### Given data ###
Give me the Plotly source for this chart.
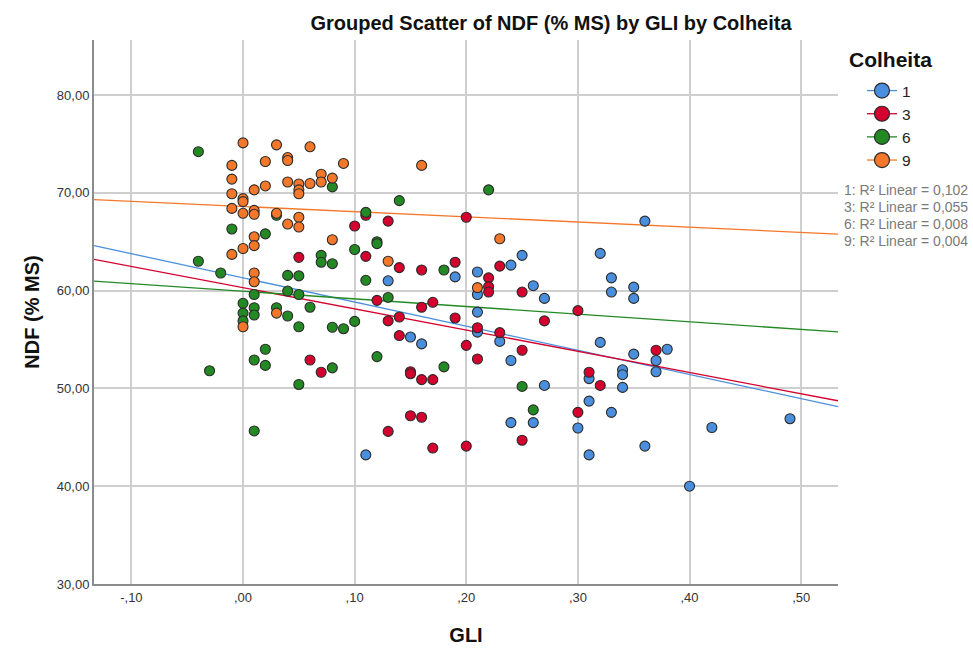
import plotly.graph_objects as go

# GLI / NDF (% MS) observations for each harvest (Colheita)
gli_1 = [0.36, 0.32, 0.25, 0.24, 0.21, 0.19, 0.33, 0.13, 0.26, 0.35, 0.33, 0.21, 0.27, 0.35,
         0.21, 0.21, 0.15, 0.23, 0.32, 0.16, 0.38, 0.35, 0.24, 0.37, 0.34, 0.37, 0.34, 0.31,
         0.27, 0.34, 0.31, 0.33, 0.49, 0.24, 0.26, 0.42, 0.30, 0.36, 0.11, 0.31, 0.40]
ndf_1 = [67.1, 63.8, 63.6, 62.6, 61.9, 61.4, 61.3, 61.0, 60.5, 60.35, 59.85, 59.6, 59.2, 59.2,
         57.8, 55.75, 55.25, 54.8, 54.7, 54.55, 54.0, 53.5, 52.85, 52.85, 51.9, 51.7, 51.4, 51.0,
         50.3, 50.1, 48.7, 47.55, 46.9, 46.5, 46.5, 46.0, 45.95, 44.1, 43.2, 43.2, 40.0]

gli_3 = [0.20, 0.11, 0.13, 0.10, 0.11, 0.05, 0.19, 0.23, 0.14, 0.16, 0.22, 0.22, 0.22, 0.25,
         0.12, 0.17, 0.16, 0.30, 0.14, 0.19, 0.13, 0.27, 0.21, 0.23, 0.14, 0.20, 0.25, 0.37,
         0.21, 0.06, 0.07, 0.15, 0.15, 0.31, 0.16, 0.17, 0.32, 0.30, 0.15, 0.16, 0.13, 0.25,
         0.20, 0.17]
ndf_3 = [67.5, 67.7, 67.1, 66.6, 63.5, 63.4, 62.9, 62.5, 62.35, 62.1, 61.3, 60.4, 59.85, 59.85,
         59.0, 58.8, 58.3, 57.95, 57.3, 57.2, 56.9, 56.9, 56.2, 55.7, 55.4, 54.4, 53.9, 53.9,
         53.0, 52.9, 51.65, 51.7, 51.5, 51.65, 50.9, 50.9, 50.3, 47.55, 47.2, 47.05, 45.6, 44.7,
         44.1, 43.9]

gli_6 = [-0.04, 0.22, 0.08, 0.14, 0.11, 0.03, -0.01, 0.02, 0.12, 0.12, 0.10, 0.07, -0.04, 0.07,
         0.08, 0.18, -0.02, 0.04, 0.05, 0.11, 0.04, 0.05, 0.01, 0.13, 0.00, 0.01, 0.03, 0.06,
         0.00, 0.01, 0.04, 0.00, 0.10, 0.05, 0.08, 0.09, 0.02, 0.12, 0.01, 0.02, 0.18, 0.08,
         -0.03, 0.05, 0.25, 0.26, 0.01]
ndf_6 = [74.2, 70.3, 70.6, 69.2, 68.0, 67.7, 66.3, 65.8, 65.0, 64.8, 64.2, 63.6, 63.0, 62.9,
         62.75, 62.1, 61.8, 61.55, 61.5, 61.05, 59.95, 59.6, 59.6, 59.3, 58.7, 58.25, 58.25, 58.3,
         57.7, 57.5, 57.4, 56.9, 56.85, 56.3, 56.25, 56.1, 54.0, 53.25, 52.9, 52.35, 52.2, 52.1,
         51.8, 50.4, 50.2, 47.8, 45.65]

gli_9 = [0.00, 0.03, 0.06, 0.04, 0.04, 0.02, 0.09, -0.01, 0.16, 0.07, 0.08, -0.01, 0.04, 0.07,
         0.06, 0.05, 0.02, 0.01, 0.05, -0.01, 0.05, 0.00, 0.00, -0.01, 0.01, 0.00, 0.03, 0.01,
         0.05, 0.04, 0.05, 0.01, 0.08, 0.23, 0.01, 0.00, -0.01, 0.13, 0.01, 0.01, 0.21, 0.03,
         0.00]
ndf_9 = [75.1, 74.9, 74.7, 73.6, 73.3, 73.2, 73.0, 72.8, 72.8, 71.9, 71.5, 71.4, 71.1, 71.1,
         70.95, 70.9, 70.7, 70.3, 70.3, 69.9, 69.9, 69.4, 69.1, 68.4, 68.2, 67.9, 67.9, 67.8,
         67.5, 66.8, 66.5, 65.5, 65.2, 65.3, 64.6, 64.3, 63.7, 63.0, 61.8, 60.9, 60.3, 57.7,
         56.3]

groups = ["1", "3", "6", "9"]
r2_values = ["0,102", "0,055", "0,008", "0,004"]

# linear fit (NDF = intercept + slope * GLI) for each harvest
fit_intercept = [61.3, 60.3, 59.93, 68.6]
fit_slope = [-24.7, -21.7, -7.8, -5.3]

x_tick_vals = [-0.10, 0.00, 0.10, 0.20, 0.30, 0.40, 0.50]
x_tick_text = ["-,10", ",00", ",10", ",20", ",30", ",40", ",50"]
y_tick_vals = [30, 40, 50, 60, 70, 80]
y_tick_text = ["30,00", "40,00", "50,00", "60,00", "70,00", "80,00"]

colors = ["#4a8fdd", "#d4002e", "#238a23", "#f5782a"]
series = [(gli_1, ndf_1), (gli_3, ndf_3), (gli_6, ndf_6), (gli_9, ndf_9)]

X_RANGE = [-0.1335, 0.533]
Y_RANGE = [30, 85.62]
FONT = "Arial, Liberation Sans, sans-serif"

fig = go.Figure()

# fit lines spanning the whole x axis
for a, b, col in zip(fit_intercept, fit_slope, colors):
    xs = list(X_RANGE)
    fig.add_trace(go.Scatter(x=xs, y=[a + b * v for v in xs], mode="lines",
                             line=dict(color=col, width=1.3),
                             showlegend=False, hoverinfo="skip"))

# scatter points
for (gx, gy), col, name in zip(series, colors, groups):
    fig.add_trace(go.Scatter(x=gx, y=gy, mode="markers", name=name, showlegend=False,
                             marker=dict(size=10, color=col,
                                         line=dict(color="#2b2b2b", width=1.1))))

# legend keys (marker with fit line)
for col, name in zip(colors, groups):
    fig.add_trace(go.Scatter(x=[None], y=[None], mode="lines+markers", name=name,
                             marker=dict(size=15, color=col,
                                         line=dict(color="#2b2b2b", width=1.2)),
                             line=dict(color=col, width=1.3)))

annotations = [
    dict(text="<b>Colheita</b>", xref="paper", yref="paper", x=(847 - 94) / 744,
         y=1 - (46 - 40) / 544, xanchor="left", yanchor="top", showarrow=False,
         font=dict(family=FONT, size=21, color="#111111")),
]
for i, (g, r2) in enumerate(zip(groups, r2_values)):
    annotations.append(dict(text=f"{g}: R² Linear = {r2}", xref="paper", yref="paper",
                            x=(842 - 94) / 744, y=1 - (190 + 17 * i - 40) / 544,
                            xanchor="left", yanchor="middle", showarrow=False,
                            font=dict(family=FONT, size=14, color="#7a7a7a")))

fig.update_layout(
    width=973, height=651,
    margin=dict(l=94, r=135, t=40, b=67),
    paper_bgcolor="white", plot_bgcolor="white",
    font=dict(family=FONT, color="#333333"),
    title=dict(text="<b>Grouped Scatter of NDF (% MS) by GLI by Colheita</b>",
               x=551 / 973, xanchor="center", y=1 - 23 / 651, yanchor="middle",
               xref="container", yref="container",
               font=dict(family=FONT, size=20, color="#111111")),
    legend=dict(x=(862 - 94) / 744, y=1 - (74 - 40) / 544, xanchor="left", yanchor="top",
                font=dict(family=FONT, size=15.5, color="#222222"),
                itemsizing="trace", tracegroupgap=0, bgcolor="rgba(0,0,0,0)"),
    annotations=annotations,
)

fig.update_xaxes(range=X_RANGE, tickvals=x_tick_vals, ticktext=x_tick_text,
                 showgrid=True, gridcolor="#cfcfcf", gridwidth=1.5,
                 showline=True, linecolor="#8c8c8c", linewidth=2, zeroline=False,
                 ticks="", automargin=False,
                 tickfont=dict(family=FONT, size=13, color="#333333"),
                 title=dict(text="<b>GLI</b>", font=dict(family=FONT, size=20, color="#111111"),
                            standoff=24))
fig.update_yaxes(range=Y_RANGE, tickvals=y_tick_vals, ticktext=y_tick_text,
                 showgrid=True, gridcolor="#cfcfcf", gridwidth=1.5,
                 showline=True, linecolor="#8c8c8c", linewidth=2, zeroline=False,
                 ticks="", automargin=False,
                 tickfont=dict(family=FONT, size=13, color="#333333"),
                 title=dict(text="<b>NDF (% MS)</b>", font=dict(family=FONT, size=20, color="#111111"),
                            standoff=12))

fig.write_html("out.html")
###
### Given data ###
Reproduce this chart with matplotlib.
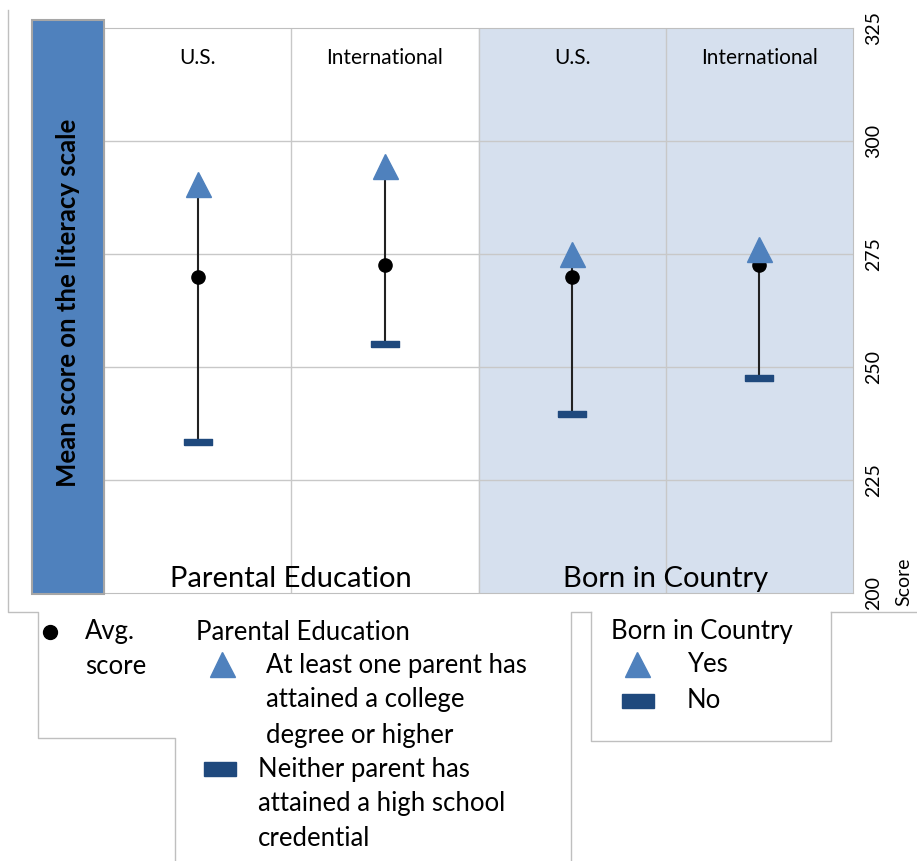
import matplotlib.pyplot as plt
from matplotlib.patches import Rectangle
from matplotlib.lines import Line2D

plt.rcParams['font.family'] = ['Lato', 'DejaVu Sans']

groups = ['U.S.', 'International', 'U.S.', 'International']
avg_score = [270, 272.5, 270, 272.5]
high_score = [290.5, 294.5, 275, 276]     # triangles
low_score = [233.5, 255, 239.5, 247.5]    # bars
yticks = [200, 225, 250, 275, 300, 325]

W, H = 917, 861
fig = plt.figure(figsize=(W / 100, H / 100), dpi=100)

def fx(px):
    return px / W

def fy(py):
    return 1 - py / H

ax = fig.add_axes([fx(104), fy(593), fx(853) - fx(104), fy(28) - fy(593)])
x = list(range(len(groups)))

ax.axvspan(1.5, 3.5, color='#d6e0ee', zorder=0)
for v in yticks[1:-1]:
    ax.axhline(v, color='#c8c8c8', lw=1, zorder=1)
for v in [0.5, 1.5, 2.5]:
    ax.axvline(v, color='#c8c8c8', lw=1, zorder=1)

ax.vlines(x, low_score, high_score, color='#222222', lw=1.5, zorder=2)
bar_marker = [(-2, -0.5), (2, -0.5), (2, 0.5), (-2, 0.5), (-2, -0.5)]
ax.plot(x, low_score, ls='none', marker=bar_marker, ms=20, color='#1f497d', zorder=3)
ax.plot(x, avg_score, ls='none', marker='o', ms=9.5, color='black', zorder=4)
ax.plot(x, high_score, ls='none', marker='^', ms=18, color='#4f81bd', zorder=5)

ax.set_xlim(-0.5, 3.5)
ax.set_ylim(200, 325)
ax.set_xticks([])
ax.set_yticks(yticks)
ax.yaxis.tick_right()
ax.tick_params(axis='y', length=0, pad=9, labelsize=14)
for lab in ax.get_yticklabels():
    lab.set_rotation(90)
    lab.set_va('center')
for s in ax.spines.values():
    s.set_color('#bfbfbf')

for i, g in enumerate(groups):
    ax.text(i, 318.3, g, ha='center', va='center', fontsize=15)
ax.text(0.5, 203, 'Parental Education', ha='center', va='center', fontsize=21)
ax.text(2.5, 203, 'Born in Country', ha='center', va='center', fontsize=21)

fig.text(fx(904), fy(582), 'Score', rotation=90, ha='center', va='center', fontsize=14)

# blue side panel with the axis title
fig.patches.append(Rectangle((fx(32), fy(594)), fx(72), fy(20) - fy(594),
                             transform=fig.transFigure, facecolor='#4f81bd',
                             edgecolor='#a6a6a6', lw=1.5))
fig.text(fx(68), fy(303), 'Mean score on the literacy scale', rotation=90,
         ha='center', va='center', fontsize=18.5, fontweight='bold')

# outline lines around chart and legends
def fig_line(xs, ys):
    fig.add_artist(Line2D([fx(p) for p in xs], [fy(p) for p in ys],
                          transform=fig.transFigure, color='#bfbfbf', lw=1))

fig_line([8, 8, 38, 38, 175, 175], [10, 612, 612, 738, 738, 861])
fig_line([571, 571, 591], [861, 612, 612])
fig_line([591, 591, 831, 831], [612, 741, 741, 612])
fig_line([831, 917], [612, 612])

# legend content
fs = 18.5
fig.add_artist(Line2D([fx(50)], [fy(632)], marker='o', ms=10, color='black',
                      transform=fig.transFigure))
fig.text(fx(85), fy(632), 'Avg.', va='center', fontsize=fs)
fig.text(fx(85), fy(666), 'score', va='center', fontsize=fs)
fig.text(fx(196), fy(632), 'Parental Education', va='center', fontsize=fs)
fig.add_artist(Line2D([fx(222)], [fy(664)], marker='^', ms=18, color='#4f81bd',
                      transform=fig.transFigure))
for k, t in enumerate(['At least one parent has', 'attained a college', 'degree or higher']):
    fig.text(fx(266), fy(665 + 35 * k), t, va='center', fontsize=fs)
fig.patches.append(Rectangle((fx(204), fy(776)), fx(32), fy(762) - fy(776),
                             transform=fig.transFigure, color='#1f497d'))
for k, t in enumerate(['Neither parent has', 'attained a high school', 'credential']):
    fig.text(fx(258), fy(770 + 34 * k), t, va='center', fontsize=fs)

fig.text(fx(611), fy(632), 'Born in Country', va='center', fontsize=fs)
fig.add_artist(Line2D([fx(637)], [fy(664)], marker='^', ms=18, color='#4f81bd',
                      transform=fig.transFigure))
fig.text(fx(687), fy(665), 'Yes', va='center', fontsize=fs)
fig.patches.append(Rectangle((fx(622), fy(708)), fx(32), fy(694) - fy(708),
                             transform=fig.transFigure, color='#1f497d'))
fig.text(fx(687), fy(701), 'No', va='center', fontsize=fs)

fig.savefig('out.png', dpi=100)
###
### Given data ###
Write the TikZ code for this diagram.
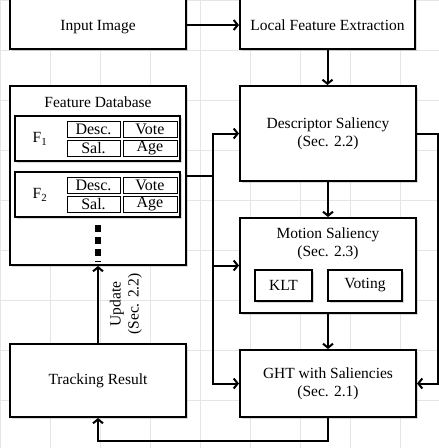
###
● **Goal of the exercise**: Begin with the line that contains "Reproduce this chart with matplotlib." and end with the line that contains "s.set_color('#bfbfbf')"; write out both and all lines between exactly, but no pictures.

● **Result for this exercise**:
Reproduce this chart with matplotlib.
import matplotlib.pyplot as plt
from matplotlib.patches import Rectangle
from matplotlib.lines import Line2D

plt.rcParams['font.family'] = ['Lato', 'DejaVu Sans']

groups = ['U.S.', 'International', 'U.S.', 'International']
avg_score = [270, 272.5, 270, 272.5]
high_score = [290.5, 294.5, 275, 276]     # triangles
low_score = [233.5, 255, 239.5, 247.5]    # bars
yticks = [200, 225, 250, 275, 300, 325]

W, H = 917, 861
fig = plt.figure(figsize=(W / 100, H / 100), dpi=100)

def fx(px):
    return px / W

def fy(py):
    return 1 - py / H

ax = fig.add_axes([fx(104), fy(593), fx(853) - fx(104), fy(28) - fy(593)])
x = list(range(len(groups)))

ax.axvspan(1.5, 3.5, color='#d6e0ee', zorder=0)
for v in yticks[1:-1]:
    ax.axhline(v, color='#c8c8c8', lw=1, zorder=1)
for v in [0.5, 1.5, 2.5]:
    ax.axvline(v, color='#c8c8c8', lw=1, zorder=1)

ax.vlines(x, low_score, high_score, color='#222222', lw=1.5, zorder=2)
bar_marker = [(-2, -0.5), (2, -0.5), (2, 0.5), (-2, 0.5), (-2, -0.5)]
ax.plot(x, low_score, ls='none', marker=bar_marker, ms=20, color='#1f497d', zorder=3)
ax.plot(x, avg_score, ls='none', marker='o', ms=9.5, color='black', zorder=4)
ax.plot(x, high_score, ls='none', marker='^', ms=18, color='#4f81bd', zorder=5)

ax.set_xlim(-0.5, 3.5)
ax.set_ylim(200, 325)
ax.set_xticks([])
ax.set_yticks(yticks)
ax.yaxis.tick_right()
ax.tick_params(axis='y', length=0, pad=9, labelsize=14)
for lab in ax.get_yticklabels():
    lab.set_rotation(90)
    lab.set_va('center')
for s in ax.spines.values():
    s.set_color('#bfbfbf')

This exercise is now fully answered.